Label: Blue Note, 2018
Personnel – Nels Cline: guitar; Julian Lage: guitar; Scott Colley: bass; Tom Rainey: drums.
Whether digging into glam pop songs, avant-jazz routines with punk attitude, or sophisticated garage-rock episodes, impetuous guitarist Nels Cline, a creative powerhouse in small group settings, always sounds unique and fetching. Blue Note’s Currents, Constellations marks the debut of The Nels Cline 4, a quick-witted group featuring Julian Lage on guitar, Scott Colley on bass, and Tom Rainey on drums. Both guitarist and drummer had recorded with Cline before, whereas Colley is the novelty here, feeling totally comfortable in the new job.
“Furtive” kicks off with one single guitar stroke followed by an artsy drumming demonstration. 30 seconds later, an unstoppable, frantic bass ostinato glues to the drums, upholding the highly contrapuntal work of the two guitarists, whose directions occasionally converge into parallel motions. Stylish rocking riffs and fervent avant-garde moves are on full display.

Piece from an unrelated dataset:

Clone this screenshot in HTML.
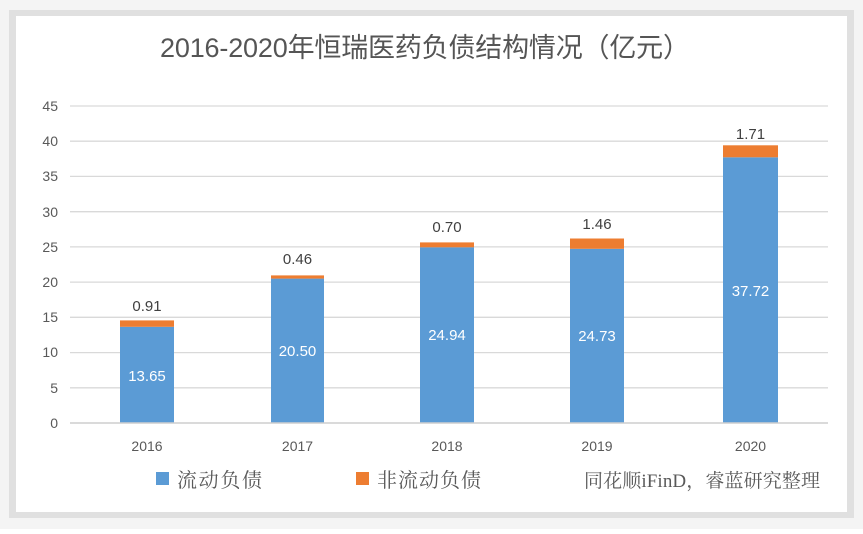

That mood has nothing to do with the mutable jazz-rock jammer “Swing Ghost 59”, which swings with conviction from time to time, opening a space for Colley's improvisation before falling into a quiet guitar-driven passage. Surprisingly, the band plunges into a bluesy, retro-swing movement that seamlessly morphs into a type of Jimi Hendrix’s Foxy-Lady-rhythm for the finale.
A prolonged jarring drone opens “Imperfect 10”, a composition with a catchy theme impregnated with awesome and complementary guitar licks extracted from different octaves. Cline channels his energy through his habitual inventiveness of sound and surprising chops, while Lage, known for a more formal posture, fills the atmosphere with a bold rocking reverie.
Hauntingly beautiful, “As Close As That” was inspired by guitarist Ralph Towner and interweaves mystery and tenderness with a remarkable honesty. Like an alternative pop/rock ballad, it favors space over density, just like “River Mouth Pt.1 and 2”, where textural explorations overcome any searching or confrontational postures. The first part of this composition carries celestial non-angularities, making us wander among the stars, while the second, predominantly folk, evokes Towner once again, sounding ennobling and spontaneous.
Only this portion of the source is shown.